▼

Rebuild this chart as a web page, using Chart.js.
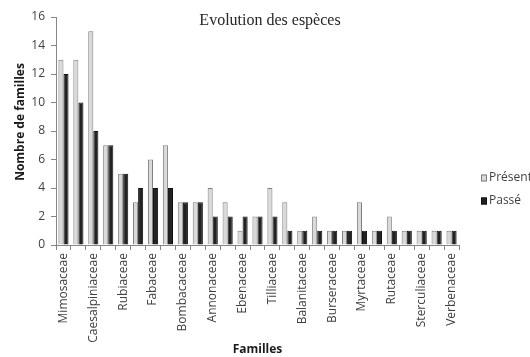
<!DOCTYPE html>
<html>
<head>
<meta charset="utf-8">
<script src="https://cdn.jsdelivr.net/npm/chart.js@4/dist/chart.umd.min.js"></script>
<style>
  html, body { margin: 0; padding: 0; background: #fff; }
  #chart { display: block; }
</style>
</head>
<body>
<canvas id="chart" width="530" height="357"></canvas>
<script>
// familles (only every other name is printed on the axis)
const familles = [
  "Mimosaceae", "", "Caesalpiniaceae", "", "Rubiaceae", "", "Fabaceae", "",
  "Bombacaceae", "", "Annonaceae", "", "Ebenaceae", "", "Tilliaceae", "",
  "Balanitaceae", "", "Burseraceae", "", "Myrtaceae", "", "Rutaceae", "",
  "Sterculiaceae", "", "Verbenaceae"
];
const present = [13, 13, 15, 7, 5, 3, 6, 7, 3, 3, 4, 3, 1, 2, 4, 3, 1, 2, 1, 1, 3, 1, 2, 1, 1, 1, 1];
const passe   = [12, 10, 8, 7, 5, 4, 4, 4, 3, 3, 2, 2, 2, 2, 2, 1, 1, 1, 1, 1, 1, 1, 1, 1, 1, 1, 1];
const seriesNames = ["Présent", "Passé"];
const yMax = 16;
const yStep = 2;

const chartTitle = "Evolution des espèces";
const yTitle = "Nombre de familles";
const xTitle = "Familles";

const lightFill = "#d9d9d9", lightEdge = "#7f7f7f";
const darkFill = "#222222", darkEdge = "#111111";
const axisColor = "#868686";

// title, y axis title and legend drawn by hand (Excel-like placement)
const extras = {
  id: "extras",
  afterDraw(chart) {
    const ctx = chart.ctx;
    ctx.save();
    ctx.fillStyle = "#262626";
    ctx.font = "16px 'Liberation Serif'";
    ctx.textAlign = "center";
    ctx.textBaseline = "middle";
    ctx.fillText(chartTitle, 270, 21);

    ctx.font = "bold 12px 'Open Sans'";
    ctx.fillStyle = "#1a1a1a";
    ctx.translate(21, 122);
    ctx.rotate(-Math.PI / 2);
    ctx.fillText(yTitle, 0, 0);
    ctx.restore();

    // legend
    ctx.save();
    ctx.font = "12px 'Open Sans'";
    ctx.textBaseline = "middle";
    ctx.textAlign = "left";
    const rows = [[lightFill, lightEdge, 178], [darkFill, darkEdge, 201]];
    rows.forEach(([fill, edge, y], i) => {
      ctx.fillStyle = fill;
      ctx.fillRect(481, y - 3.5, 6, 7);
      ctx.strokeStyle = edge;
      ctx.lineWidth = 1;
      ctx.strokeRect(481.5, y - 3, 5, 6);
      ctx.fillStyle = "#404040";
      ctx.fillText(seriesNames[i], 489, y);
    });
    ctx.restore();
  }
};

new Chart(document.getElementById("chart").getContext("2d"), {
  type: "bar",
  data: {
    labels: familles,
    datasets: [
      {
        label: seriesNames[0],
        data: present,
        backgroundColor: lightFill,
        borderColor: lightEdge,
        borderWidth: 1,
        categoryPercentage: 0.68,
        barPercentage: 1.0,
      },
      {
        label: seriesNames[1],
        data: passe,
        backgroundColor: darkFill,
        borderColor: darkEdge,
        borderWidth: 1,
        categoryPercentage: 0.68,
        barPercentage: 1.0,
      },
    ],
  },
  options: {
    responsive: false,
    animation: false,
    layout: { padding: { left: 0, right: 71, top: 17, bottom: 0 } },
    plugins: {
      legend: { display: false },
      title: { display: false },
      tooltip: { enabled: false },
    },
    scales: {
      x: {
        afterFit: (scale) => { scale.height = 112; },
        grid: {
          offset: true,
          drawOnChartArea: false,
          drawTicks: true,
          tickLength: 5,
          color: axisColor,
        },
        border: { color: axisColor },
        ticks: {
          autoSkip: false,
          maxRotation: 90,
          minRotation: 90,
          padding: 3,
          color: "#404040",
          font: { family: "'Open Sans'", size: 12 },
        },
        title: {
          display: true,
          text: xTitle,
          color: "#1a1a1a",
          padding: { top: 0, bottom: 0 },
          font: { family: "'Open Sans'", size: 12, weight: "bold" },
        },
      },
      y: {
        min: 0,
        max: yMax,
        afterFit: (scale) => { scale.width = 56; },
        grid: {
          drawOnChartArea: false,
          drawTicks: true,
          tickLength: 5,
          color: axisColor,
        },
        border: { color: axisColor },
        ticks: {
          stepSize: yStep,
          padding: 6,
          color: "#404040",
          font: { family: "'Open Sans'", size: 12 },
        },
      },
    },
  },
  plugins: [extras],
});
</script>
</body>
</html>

▲
▼

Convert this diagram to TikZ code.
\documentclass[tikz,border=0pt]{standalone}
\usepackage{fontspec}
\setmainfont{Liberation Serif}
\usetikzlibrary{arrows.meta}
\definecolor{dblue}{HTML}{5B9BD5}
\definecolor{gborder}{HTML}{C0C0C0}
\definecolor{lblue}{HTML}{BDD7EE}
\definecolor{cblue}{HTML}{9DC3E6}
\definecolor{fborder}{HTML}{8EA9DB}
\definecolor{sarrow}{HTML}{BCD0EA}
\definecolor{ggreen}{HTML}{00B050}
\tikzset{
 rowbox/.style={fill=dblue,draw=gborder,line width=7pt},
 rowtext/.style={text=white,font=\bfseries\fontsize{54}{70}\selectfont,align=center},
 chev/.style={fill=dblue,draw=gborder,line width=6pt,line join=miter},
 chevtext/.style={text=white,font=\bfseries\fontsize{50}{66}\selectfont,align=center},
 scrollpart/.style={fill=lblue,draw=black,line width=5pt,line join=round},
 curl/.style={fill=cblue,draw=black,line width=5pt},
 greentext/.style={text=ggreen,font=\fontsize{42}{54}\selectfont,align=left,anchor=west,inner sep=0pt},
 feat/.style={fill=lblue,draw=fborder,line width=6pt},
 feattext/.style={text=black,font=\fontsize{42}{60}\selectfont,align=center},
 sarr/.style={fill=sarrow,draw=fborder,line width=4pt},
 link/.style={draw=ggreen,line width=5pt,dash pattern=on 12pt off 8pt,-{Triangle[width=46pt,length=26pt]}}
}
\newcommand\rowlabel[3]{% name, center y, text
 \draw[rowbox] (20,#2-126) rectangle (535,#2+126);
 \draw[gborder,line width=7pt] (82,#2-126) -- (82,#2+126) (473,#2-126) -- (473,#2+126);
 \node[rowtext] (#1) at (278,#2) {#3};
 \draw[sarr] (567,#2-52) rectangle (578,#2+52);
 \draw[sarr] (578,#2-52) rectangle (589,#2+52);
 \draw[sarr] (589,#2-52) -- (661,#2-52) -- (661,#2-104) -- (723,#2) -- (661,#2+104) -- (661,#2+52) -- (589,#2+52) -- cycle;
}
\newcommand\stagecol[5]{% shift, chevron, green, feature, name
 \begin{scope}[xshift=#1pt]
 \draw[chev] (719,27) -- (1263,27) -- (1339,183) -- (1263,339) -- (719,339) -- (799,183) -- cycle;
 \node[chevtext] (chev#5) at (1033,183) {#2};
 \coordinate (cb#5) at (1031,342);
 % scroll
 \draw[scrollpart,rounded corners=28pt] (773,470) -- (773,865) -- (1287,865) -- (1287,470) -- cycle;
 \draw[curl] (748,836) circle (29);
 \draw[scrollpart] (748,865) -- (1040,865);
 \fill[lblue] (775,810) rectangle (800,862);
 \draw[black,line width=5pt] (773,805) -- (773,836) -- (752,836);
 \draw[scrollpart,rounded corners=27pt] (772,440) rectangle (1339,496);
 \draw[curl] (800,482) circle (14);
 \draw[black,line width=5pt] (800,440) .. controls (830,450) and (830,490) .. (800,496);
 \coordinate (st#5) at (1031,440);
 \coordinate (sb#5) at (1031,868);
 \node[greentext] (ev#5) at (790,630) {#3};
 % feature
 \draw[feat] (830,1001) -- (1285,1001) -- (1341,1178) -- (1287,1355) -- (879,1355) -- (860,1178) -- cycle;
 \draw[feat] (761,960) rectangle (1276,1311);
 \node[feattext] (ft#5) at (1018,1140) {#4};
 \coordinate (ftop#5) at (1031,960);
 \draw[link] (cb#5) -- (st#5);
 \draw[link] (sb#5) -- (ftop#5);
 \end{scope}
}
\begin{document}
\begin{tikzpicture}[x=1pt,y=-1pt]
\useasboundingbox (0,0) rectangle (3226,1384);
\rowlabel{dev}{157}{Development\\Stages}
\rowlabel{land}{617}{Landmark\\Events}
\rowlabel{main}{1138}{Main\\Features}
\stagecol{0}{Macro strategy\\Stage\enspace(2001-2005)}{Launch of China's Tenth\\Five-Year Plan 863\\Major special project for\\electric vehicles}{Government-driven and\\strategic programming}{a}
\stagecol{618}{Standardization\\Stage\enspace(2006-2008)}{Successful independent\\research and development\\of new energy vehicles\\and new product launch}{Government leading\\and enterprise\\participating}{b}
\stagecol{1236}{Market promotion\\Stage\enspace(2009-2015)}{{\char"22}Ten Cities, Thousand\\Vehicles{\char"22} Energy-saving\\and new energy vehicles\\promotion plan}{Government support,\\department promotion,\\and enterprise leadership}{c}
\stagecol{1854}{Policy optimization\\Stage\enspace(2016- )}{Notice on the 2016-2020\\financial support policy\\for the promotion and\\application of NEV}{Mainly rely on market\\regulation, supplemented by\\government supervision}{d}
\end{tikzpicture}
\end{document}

▲
▼

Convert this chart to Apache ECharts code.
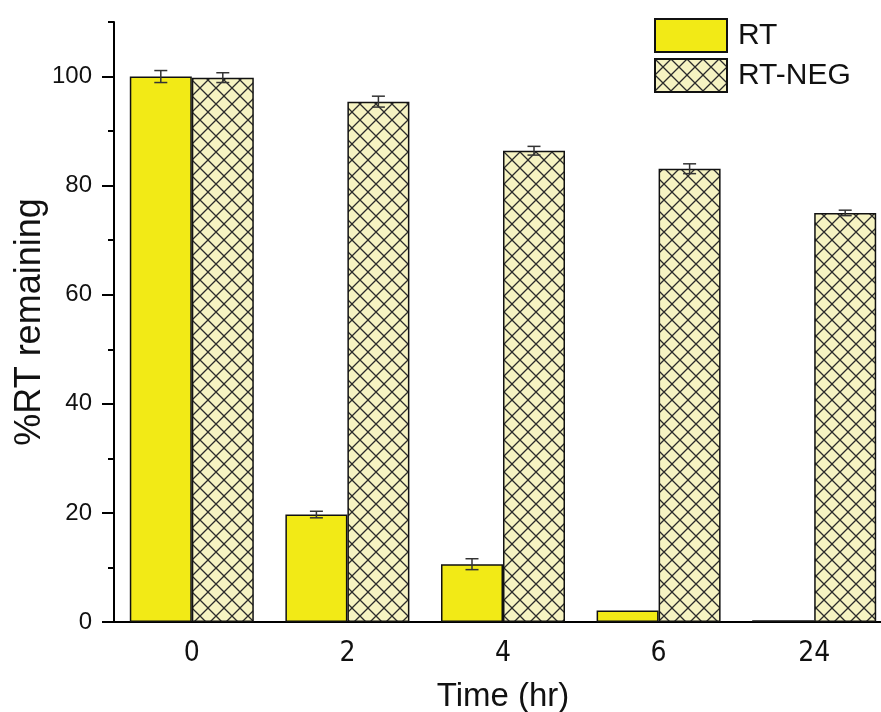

▲

▶ _AIM_
Transcribe exactly the lines between the one containing "Rebuild this chart" and the one containing "const yStep = 2;", counting both ends. Pictures are not copied.

▶ _EXPECTED ANSWER_
Rebuild this chart as a web page, using Chart.js.
<!DOCTYPE html>
<html>
<head>
<meta charset="utf-8">
<script src="https://cdn.jsdelivr.net/npm/chart.js@4/dist/chart.umd.min.js"></script>
<style>
  html, body { margin: 0; padding: 0; background: #fff; }
  #chart { display: block; }
</style>
</head>
<body>
<canvas id="chart" width="530" height="357"></canvas>
<script>
// familles (only every other name is printed on the axis)
const familles = [
  "Mimosaceae", "", "Caesalpiniaceae", "", "Rubiaceae", "", "Fabaceae", "",
  "Bombacaceae", "", "Annonaceae", "", "Ebenaceae", "", "Tilliaceae", "",
  "Balanitaceae", "", "Burseraceae", "", "Myrtaceae", "", "Rutaceae", "",
  "Sterculiaceae", "", "Verbenaceae"
];
const present = [13, 13, 15, 7, 5, 3, 6, 7, 3, 3, 4, 3, 1, 2, 4, 3, 1, 2, 1, 1, 3, 1, 2, 1, 1, 1, 1];
const passe   = [12, 10, 8, 7, 5, 4, 4, 4, 3, 3, 2, 2, 2, 2, 2, 1, 1, 1, 1, 1, 1, 1, 1, 1, 1, 1, 1];
const seriesNames = ["Présent", "Passé"];
const yMax = 16;
const yStep = 2;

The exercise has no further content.